We then hiked back down the canyon to rejoin Marisa, who had returned to Aravaipa Creek earlier. After donning our packs again, we resumed our journey downstream. There was a fair amount of groaning under the resumed weight of packs and I began to have doubts that the group could be coaxed as far as Horse Camp Canyon, where I had hoped to camp for the next two nights.
Indeed, at around 3:30 in the afternoon we stopped in the Booger Canyon area and set up camp. I wanted to keep going, but didn't want to push anyone past their limits. Since there was still plenty of daylight left, and with the good evening light approaching, I quickly found a spot to lay my tarp out then grabbed my camera and went off to enjoy the remainder of the day. (Not having to take the time to set up a tent has it's advantages.)
The afternoon sun turned the shallow waters of Aravaipa Creek to honey.
One of the things I found was the remains of a great blue heron. Presumably he wasn't wary enough. All that was left of him was a mass of feathers, one let and his bill. I wandered up and down the creek taking photographs and simply watching things. I watched the water move, the sunlight reflect, cattail seeds blow away, bugs, swarms of bugs swarming, and individual bugs within a swarm of bugs. It was in my watching of the later that I made what was, to me at least, an interesting observation.
There was a swarm of bugs flying around in the sunlight above the creek that appeared to be flying in a mass roughly shaped like a tube following the path of the creek. At first glance, each bug appeared to be just randomly flying around within that tube, but as I focused on individual bugs I noticed that each bug flew in a distinct vertical zig-zag pattern. Every bug's flight pattern had a different frequency and amplitude, but nearly every bug flew upstream and flew up and down in a sharply peaked and troughed pattern. One bug's up and down motion might be twice as high as another bug's pattern, but each bugs pattern was extremely consistent. Each bug marched to his own drummer. The whole effect of hundreds or thousands of bugs doing the same thing, out of sync and at different frequencies and amplitudes, had the effect of making the swarm appear at first glance to be a swarm of randomly flying bugs, when in fact all the bugs really needed was a choreographer.

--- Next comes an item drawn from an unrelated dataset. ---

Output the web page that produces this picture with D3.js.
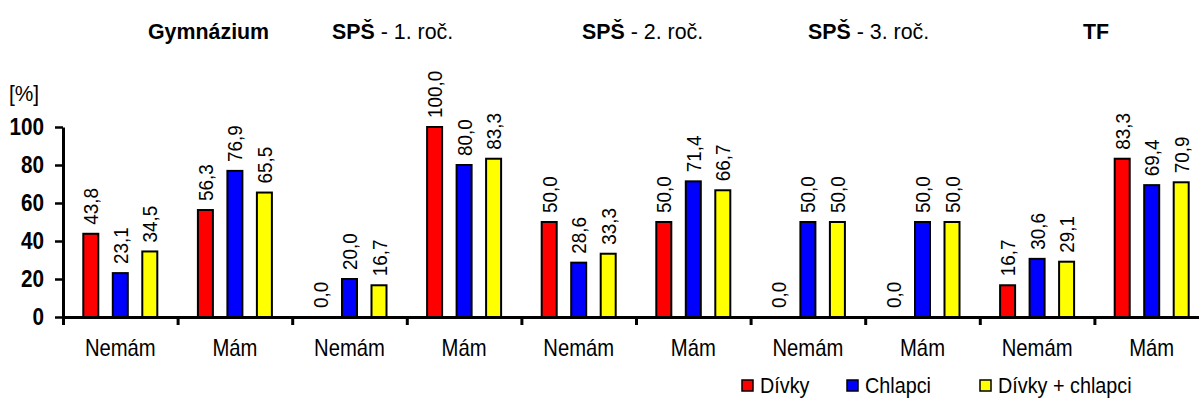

Out of chaos: order. Or perhaps more appropriately, what was thought to be chaos was order.
While wandering around I also happened upon a small glade with a wonderfully backlit sycamore tree. It was enjoyable to watch the character of the tree and the glade change as the sun dipped closer and closer to the horizon.
It was a blissful afternoon.
The rest of the group was variously engaged in dining and drinking by the time I wandered back to camp. I ate last and drank least, enjoying only a bit of the wine that I brought and a bit of tequila. About half the group was ready to go to bed before seven o'clock, but they were forced by shame to stay by the fire until at least 8 o'clock. Brad, Patricia and I were up until well after ten.